Remedy, c’est le genre de studio avec qui j’ai une relation étrange : un peu comme Ninja Theory, leurs productions sont à la fois marquantes et très perfectibles. Ils n’ont jamais vraiment été sous les feux des projecteurs, n’ont jamais pulvérisé les scores de Metacritic, et pourtant leur jeux sont souvent inoubliables. Alan Wake, par exemple, proposait une narration fabuleuse et des ambiances extraordinaires mais souffrait d’un gameplay terriblement répétitif. Quantum Break osait des pouvoirs de manipulation du temps et des scènes totalement surréalistes, mais sa narration était très perfectible malgré une véritable série live intégrée au jeu entre chaque niveau. En bref, Remedy, c’est un studio qui avait tendance à s’emballer dans ses ambitions pour accoucher d’un rejeton séduisant certes, mais toujours un peu cassé. Mais ça, c’était avant : avec Control, il semble bien qu’ils aient réussi à cocher toutes les cases.
Control raconte l’histoire de Jesse Faden, jeune femme à la recherche de son frère dans les locaux du Federal Bureau of Control (FBC), une organisation gouvernementale de recherche, d’enquête et d’expérimentation autours des phénomènes paranormaux. Lors de son arrivée, Jesse constate vite que le FBC a succombé à l’influence du Hiss, une entité maléfique prenant peu à peu possession de tous les membres du bureau. Et le reste n’est pas racontable : la plume de Sam Lake n’est pas du genre à livrer ses secrets facilement. Le bougre multiplie les personnages, les situations oniriques, les indices cryptiques et les scènes WTF pour obtenir une expérience pas toujours limpide mais absolument mémorable. C’est la première qualité de Control, celle qui était attendue car habituelle chez Remedy : sa qualité d’écriture. Signalons rapidement qu’elle est parfaitement soutenue par une réalisation à la hauteur, avec une mention spéciale pour les fantastiques ambiances lumineuses et la direction artistique très « béton brut post moderne ».

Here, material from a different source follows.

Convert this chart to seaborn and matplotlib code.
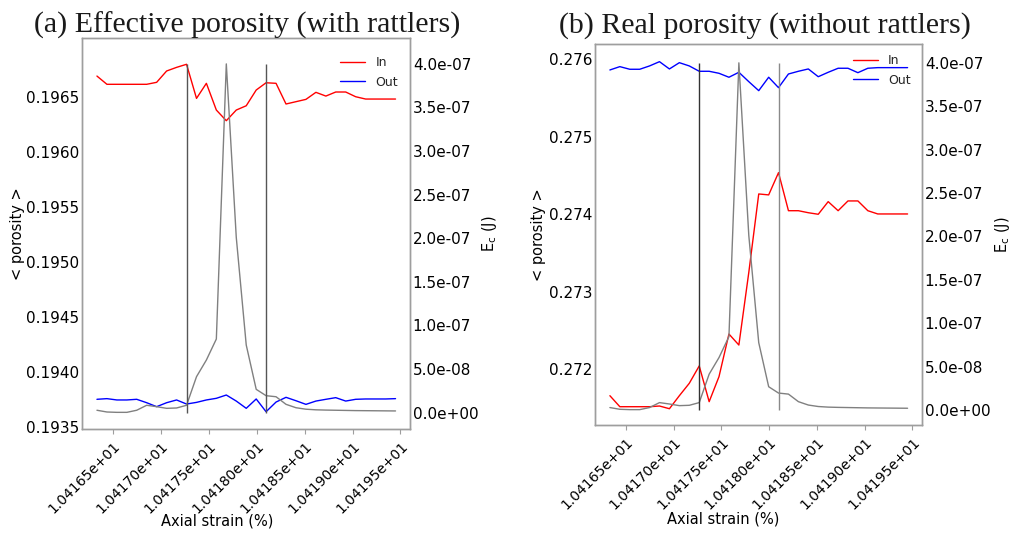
import matplotlib
matplotlib.use("Agg")
import matplotlib.pyplot as plt
import seaborn as sns
from matplotlib.ticker import FixedLocator, FormatStrFormatter

sns.set_theme(style="white")
plt.rcParams["font.family"] = ["DejaVu Sans"]
plt.rcParams["mathtext.fontset"] = "dejavusans"

# ---------------- data ----------------
strain = [10.416333, 10.416437, 10.416541, 10.416645, 10.416748, 10.416852,
          10.416956, 10.417060, 10.417164, 10.417268, 10.417372, 10.417475,
          10.417579, 10.417683, 10.417787, 10.417891, 10.417995, 10.418098,
          10.418202, 10.418306, 10.418410, 10.418514, 10.418618, 10.418722,
          10.418825, 10.418929, 10.419033, 10.419137, 10.419241, 10.419345,
          10.419449]

ec_energy = [2.8e-09, 0.8e-09, 0.4e-09, 0.4e-09, 2.8e-09, 8.5e-09, 6.9e-09,
             5.0e-09, 5.4e-09, 8.5e-09, 4.13e-08, 6.04e-08, 8.45e-08, 4.00e-07,
             2.01e-07, 7.76e-08, 2.68e-08, 1.95e-08, 1.83e-08, 9.6e-09, 5.7e-09,
             4.0e-09, 3.3e-09, 3.0e-09, 2.8e-09, 2.6e-09, 2.4e-09, 2.3e-09,
             2.2e-09, 2.1e-09, 2.0e-09]

event_strain = [10.417268, 10.418098]

eff_in = [0.196688, 0.196613, 0.196613, 0.196613, 0.196613, 0.196613, 0.196631,
          0.196734, 0.196767, 0.196795, 0.196485, 0.196622, 0.196379, 0.196282,
          0.196379, 0.196418, 0.196561, 0.196627, 0.196622, 0.196434, 0.196455,
          0.196476, 0.196540, 0.196506, 0.196543, 0.196543, 0.196500, 0.196479,
          0.196479, 0.196479, 0.196479]
eff_out = [0.193749, 0.193755, 0.193743, 0.193743, 0.193749, 0.193718, 0.193682,
           0.193718, 0.193743, 0.193706, 0.193721, 0.193743, 0.193758, 0.193788,
           0.193733, 0.193667, 0.193752, 0.193636, 0.193724, 0.193767, 0.193736,
           0.193703, 0.193733, 0.193749, 0.193764, 0.193733, 0.193749, 0.193752,
           0.193752, 0.193752, 0.193755]

real_in = [0.271659, 0.271517, 0.271517, 0.271517, 0.271517, 0.271526, 0.271491,
           0.271659, 0.271819, 0.272043, 0.271582, 0.271905, 0.272455, 0.272313,
           0.273250, 0.274262, 0.274250, 0.274537, 0.274046, 0.274046, 0.274020,
           0.274000, 0.274163, 0.274046, 0.274172, 0.274172, 0.274046, 0.274004,
           0.274004, 0.274004, 0.274004]
real_out = [0.275862, 0.275905, 0.275871, 0.275871, 0.275914, 0.275969, 0.275875,
            0.275956, 0.275914, 0.275845, 0.275845, 0.275819, 0.275768, 0.275832,
            0.275711, 0.275595, 0.275768, 0.275634, 0.275810, 0.275845, 0.275875,
            0.275775, 0.275832, 0.275884, 0.275884, 0.275827, 0.275884, 0.275892,
            0.275892, 0.275892, 0.275892]

strain_ticks = [10.4165, 10.4170, 10.4175, 10.4180, 10.4185, 10.4190, 10.4195]
eff_ticks = [0.1935, 0.1940, 0.1945, 0.1950, 0.1955, 0.1960, 0.1965]
real_ticks = [0.272, 0.273, 0.274, 0.275, 0.276]
ec_ticks = [0.0, 0.5e-07, 1.0e-07, 1.5e-07, 2.0e-07, 2.5e-07, 3.0e-07, 3.5e-07, 4.0e-07]

titles = ["(a) Effective porosity (with rattlers)", "(b) Real porosity (without rattlers)"]
xlabel = "Axial strain (%)"
ylabel_left = "< porosity >"
ylabel_right = r"E$_\mathrm{c}$ (J)"

# ---------------- figure ----------------
W, H = 1011, 538
fig = plt.figure(figsize=(W / 100, H / 100), dpi=100)
fig.patch.set_facecolor("white")

SPINE = "0.62"


def box(l, t, r, b):
    return [l / W, 1 - b / H, (r - l) / W, (b - t) / H]


def panel(rect, p_in, p_out, p_ticks, p_fmt, p_lim, e_lim, vcols,
          leg_anchor, xlab_xy, yl_x, yr_x):
    ax = fig.add_axes(rect)
    sns.lineplot(x=strain, y=p_in, ax=ax, color="#ff0000", linewidth=1.0, label="In")
    sns.lineplot(x=strain, y=p_out, ax=ax, color="#0000ff", linewidth=1.0, label="Out")
    ax.set_xlim(10.416177, 10.419600)
    ax.set_ylim(*p_lim)
    ax.xaxis.set_major_locator(FixedLocator(strain_ticks))
    ax.xaxis.set_major_formatter(FormatStrFormatter("%.5e"))
    ax.yaxis.set_major_locator(FixedLocator(p_ticks))
    ax.yaxis.set_major_formatter(FormatStrFormatter(p_fmt))
    ax.tick_params(axis="x", bottom=True, length=3.5, width=0.8, color=SPINE,
                   labelsize=10, pad=3.5, labelcolor="black")
    ax.tick_params(axis="y", left=True, length=0, labelsize=11, pad=2,
                   labelcolor="black")
    for lab in ax.get_xticklabels():
        lab.set_rotation(45)
        lab.set_ha("right")
        lab.set_rotation_mode("anchor")
    ax.set_xlabel(xlabel, fontsize=10.5, color="black")
    ax.xaxis.set_label_coords(*xlab_xy)
    ax.set_ylabel(ylabel_left, fontsize=10.5, color="black")
    ax.yaxis.set_label_coords(yl_x, 0.5)
    leg = ax.legend(loc="upper right", bbox_to_anchor=leg_anchor, borderaxespad=0,
                    frameon=False, fontsize=9, handlelength=2.0)
    for s in ax.spines.values():
        s.set_color(SPINE)
        s.set_linewidth(1.0)

    ax2 = ax.twinx()
    sns.lineplot(x=strain, y=ec_energy, ax=ax2, color="#808080", linewidth=1.0)
    ax2.vlines(event_strain, 0, max(ec_energy), colors=vcols, linewidth=1.0)
    ax2.set_ylim(*e_lim)
    ax2.yaxis.set_major_locator(FixedLocator(ec_ticks))
    ax2.yaxis.set_major_formatter(FormatStrFormatter("%.1e"))
    ax2.tick_params(axis="y", right=True, length=0, labelsize=11, pad=2,
                    labelcolor="black")
    ax2.set_ylabel(ylabel_right, fontsize=10.5, color="black")
    ax2.yaxis.set_label_coords(yr_x, 0.5)
    for s in ax2.spines.values():
        s.set_color(SPINE)
        s.set_linewidth(1.0)
    return ax, ax2


panel(box(82, 38, 410, 429), eff_in, eff_out, eff_ticks, "%.4f",
      (0.193479, 0.197034), (-0.187e-07, 4.297e-07), ["#555555", "#555555"],
      (0.9787, 0.9655), (0.4116, -0.217), -0.174, 1.213)

panel(box(595, 44, 922, 425), real_in, real_out, real_ticks, "%.3f",
      (0.271281, 0.276197), (-0.173e-07, 4.217e-07), ["#333333", "#8a8a8a"],
      (0.9807, 0.9856), (0.391, -0.228), -0.150, 1.217)

fig.text(247.5 / W, 1 - 33 / H, titles[0], ha="center", va="baseline",
         family="Liberation Serif", fontsize=21.5, color="#1a1a1a")
fig.text(765 / W, 1 - 33 / H, titles[1], ha="center", va="baseline",
         family="Liberation Serif", fontsize=21.5, color="#1a1a1a")

fig.savefig("out.png", dpi=100, facecolor="white")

Mais la surprise en revanche, c’est que le gameplay est, pour une fois, parfaitement calibré et tout à fait jouissif. Au fur et à mesure de sa progression, Jesse va développer des pouvoirs spéciaux : télékinésie, vol, possession ou bouclier, entre autres joyeusetés. Et autant le dire tout de suite, il sera très vite nécessaire de les maitriser et de les utiliser judicieusement, car l’adversité ne pardonne aucune faiblesse ni aucun temps mort. Oui, contre toute attente, Control est difficile. Il nécessite de rester en mouvement en permanence, de varier ses attaques, de prendre des décisions et d’utiliser le bon pouvoir au bon moment. Et, une fois cette maitrise acquise, c’est le pied : tout est parfaitement réglé et c’est un vrai plaisir de prendre par à ce ballet chaotique et destructeur (le jeu est « physiqué » dans tous les sens) dont on est le chef d’orchestre. Ajoutons que, contrairement à ses prédécesseurs, Control est un jeu en monde ouvert et qu’il adopte le système des combats semi-aléatoires, un peu à la manière d’un RPG japonais old-school. Il est donc possible de grinder pour améliorer son personnage et se construire un build sur mesure. Et histoire de donner encore plus de grain à moudre aux complétistes de tout poil , Control n’est pas avare en loot de modificateurs, aussi bien pour le personnage que pour les armes, et il dégueule de missions secondaires assez interessantes pour qui veut creuser le lore.
Globalement, Control, en plus de proposer un scénario passionnant, est donc largement plus riche et généreux que les précédentes productions du studio, aussi bien en termes de gameplay que de contenu (comptez une vingtaine d'heures, en prenant le temps d'explorer un peu). Il n’est bien évidemment pas exempt de défauts : les versions consoles peuvent s’avérer un peu souffreteuses si l’action se fait trop intense, et l’animation des personnages est clairement en retrait par rapport au rendu des décors, mais dans l’ensemble il est évident qu’on est ici en présence, non seulement du meilleur jeu de Remedy, mais aussi probablement d’un des meilleurs third person shooters sortis en ces dernières années. C’est tant mieux pour Remedy, qui revient sur le devant de la scène de manière amplement méritée, et c’est tant mieux pour les joueurs.